>> begin Source material

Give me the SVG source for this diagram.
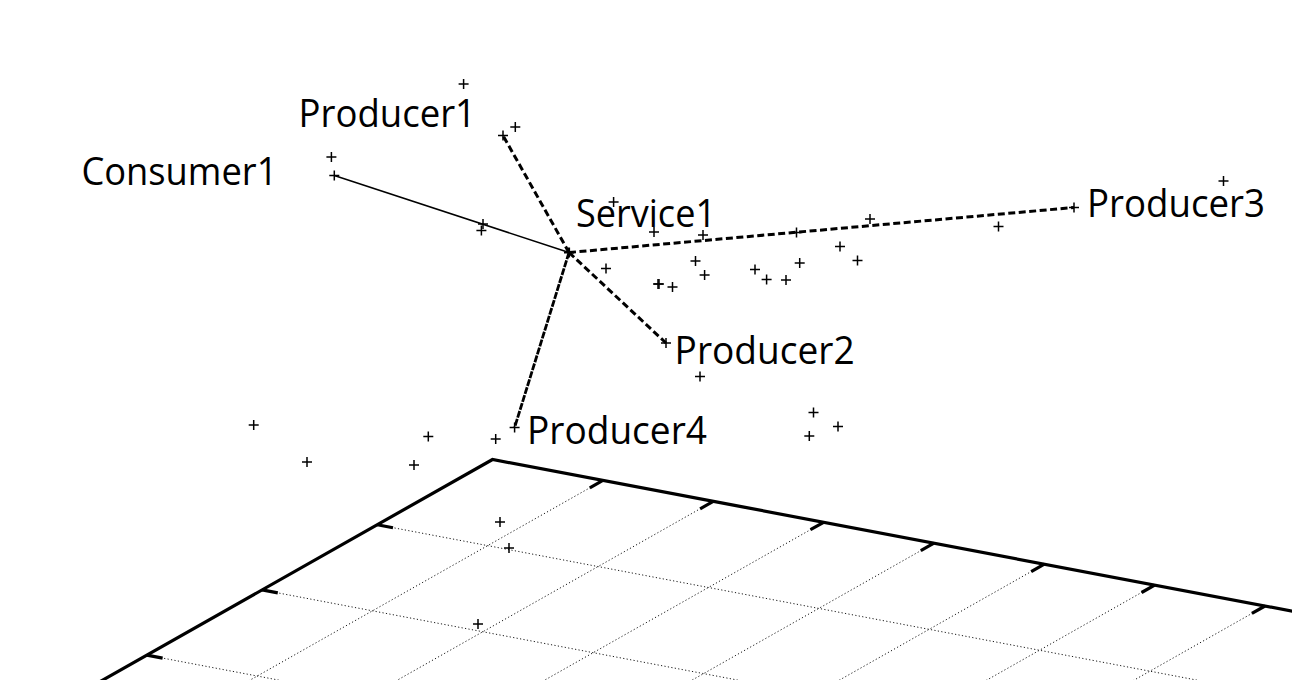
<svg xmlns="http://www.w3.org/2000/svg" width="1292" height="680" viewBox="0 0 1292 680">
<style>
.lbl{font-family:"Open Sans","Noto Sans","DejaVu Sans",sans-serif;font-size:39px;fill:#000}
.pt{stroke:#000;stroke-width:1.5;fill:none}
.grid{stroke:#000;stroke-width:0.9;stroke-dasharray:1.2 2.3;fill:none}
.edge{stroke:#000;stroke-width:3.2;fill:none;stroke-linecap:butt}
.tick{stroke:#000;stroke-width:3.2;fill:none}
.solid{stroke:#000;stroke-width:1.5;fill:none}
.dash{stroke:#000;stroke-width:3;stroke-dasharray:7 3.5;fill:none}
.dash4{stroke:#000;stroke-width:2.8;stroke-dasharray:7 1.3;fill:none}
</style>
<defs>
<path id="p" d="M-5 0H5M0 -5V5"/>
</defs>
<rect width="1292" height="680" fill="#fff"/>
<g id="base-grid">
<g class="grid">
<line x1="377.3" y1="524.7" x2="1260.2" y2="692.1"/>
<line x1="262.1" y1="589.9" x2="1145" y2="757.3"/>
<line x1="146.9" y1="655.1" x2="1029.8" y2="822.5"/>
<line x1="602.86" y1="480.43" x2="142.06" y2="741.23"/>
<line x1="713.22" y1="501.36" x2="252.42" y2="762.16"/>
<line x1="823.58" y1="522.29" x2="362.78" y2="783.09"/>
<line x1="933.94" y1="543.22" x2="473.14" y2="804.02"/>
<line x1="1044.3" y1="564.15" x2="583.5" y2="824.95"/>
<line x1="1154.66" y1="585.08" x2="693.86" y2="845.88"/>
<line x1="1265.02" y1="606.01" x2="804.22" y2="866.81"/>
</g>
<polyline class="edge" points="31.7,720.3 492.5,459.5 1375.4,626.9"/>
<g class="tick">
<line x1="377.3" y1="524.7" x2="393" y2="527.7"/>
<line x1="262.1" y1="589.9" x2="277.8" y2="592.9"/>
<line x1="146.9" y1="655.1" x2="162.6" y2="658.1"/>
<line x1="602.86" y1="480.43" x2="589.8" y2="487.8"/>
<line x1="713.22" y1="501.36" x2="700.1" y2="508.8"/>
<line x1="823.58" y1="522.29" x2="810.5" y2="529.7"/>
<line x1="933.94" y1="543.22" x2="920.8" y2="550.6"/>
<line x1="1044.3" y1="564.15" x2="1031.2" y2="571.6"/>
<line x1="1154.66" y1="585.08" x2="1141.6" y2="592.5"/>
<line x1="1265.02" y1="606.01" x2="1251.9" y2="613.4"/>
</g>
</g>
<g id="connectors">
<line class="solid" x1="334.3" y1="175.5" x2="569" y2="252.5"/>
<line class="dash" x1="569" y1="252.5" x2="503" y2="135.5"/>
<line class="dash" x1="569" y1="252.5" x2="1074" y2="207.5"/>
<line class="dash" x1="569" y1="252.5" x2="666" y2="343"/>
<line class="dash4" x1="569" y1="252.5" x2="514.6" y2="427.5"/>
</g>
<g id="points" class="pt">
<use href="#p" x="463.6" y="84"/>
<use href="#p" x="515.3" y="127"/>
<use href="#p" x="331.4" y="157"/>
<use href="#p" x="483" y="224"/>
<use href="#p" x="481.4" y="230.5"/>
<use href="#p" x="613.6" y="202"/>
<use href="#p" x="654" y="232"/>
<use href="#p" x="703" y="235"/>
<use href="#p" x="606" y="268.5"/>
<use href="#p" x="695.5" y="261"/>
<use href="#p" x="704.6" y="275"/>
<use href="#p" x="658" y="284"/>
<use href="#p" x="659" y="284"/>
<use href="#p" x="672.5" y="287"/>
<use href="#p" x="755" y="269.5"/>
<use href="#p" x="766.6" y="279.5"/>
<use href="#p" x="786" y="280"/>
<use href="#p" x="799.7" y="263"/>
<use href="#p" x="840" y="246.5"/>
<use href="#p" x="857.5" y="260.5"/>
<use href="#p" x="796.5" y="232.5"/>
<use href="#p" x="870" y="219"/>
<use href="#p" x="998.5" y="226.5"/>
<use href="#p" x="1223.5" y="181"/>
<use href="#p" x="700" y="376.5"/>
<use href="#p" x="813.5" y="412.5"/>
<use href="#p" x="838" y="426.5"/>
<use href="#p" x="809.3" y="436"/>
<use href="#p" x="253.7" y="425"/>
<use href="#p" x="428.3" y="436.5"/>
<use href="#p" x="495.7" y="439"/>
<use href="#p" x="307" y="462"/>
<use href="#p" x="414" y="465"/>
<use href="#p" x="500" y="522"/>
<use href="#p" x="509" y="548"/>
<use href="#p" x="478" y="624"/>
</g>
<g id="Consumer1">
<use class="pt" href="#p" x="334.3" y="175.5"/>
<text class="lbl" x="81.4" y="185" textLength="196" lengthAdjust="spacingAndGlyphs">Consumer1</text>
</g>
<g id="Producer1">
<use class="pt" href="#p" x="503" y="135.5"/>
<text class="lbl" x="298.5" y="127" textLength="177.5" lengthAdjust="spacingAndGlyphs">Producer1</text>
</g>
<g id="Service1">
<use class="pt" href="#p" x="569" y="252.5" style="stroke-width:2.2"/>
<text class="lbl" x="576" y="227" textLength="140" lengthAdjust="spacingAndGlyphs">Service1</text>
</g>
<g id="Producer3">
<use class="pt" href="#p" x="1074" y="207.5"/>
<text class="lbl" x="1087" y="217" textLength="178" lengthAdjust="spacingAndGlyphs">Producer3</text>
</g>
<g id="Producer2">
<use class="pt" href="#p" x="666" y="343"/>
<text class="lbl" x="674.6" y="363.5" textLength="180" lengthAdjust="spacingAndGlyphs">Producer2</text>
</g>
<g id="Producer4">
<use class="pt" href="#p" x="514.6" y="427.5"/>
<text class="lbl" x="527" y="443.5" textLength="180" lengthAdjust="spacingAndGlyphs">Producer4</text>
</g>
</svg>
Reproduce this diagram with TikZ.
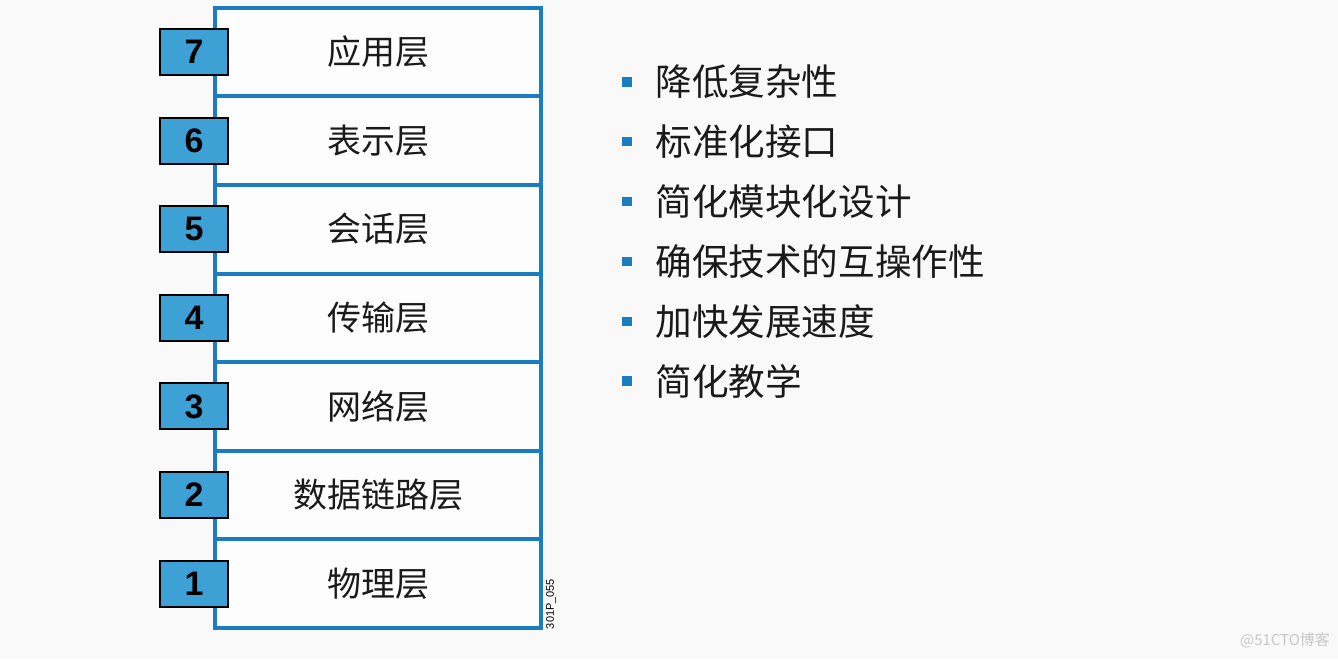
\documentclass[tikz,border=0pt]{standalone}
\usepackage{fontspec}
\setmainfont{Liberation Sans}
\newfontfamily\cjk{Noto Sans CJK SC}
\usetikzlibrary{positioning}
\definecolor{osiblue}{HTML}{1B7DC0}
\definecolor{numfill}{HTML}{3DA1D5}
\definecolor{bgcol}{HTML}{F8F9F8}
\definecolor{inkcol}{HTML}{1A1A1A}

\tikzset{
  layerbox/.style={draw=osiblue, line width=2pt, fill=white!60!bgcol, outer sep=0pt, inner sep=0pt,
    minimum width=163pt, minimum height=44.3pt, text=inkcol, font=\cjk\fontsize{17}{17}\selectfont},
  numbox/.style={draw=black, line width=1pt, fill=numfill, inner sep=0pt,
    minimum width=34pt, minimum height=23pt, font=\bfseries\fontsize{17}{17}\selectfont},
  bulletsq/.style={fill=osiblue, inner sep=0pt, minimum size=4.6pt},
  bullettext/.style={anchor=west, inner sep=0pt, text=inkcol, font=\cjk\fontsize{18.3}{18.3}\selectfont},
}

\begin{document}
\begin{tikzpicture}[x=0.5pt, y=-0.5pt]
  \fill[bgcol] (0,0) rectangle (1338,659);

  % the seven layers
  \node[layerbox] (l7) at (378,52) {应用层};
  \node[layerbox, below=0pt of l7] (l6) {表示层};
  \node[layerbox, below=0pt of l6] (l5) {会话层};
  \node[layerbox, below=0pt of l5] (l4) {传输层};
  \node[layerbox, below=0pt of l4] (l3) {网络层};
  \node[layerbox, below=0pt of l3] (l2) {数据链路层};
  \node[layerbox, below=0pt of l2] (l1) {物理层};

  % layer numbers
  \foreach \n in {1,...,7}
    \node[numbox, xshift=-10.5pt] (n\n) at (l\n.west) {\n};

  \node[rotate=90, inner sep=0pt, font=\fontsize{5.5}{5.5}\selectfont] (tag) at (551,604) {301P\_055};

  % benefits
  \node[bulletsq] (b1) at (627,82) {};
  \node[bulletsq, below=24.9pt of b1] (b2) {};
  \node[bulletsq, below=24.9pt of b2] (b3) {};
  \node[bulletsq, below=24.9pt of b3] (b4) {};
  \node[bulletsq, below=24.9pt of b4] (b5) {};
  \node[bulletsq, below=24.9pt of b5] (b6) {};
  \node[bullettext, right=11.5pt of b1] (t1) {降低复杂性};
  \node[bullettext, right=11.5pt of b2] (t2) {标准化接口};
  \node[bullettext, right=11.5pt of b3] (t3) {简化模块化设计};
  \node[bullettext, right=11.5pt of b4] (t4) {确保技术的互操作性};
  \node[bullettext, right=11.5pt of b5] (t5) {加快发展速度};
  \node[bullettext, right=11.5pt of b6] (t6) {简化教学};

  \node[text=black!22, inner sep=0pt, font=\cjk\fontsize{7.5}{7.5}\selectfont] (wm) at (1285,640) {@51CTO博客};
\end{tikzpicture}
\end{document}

>> end Source material

Look above for the line containing "Reproduce this diagram with TikZ.", then write out every line from there down to the line containing "(tag) at (551,604)", that line included, with no pictures.

Reproduce this diagram with TikZ.
\documentclass[tikz,border=0pt]{standalone}
\usepackage{fontspec}
\setmainfont{Liberation Sans}
\newfontfamily\cjk{Noto Sans CJK SC}
\usetikzlibrary{positioning}
\definecolor{osiblue}{HTML}{1B7DC0}
\definecolor{numfill}{HTML}{3DA1D5}
\definecolor{bgcol}{HTML}{F8F9F8}
\definecolor{inkcol}{HTML}{1A1A1A}

\tikzset{
  layerbox/.style={draw=osiblue, line width=2pt, fill=white!60!bgcol, outer sep=0pt, inner sep=0pt,
    minimum width=163pt, minimum height=44.3pt, text=inkcol, font=\cjk\fontsize{17}{17}\selectfont},
  numbox/.style={draw=black, line width=1pt, fill=numfill, inner sep=0pt,
    minimum width=34pt, minimum height=23pt, font=\bfseries\fontsize{17}{17}\selectfont},
  bulletsq/.style={fill=osiblue, inner sep=0pt, minimum size=4.6pt},
  bullettext/.style={anchor=west, inner sep=0pt, text=inkcol, font=\cjk\fontsize{18.3}{18.3}\selectfont},
}

\begin{document}
\begin{tikzpicture}[x=0.5pt, y=-0.5pt]
  \fill[bgcol] (0,0) rectangle (1338,659);

  % the seven layers
  \node[layerbox] (l7) at (378,52) {应用层};
  \node[layerbox, below=0pt of l7] (l6) {表示层};
  \node[layerbox, below=0pt of l6] (l5) {会话层};
  \node[layerbox, below=0pt of l5] (l4) {传输层};
  \node[layerbox, below=0pt of l4] (l3) {网络层};
  \node[layerbox, below=0pt of l3] (l2) {数据链路层};
  \node[layerbox, below=0pt of l2] (l1) {物理层};

  % layer numbers
  \foreach \n in {1,...,7}
    \node[numbox, xshift=-10.5pt] (n\n) at (l\n.west) {\n};

  \node[rotate=90, inner sep=0pt, font=\fontsize{5.5}{5.5}\selectfont] (tag) at (551,604) {301P\_055};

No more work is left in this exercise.